Abstract

The color refinement algorithm is mainly known as a heuristic method for graph isomorphism testing. It has surprising but natural characterizations in terms of, for example, homomorphism counts from trees and solutions to a system of linear equations. Grebík and Rocha (2022) have recently shown how color refinement and notions that characterize it generalize to graphons, which emerged as limit objects in the theory of dense graph limits. In particular, they show that these characterizations are still equivalent in the graphon case.
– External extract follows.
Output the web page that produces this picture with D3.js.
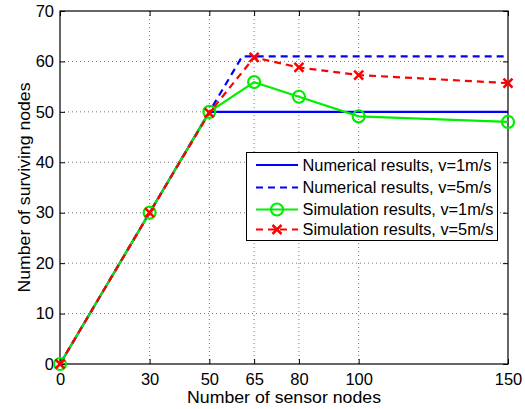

The $k$-dimensional Weisfeiler-Leman algorithm ($k$-WL) is a more powerful variant of color refinement that colors $k$-tuples instead of single vertices, where the terms $1$-WL and color refinement are often used interchangeably since they compute equivalent colorings. We show how to adapt the result of Grebík and Rocha to $k$-WL or, in other words, how $k$-WL and its characterizations generalize to graphons. In particular, we obtain characterizations in terms of homomorphism densities from multigraphs of bounded treewidth and linear equations. We give a simple example that parallel edges make a difference in the more general case of graphons, which means that, there, the equivalence between $1$-WL and color refinement does not hold anymore. We also show how this equivalence can be recovered by defining a variant of $k$-WL that corresponds to homomorphism densities from simple graphs of bounded treewidth.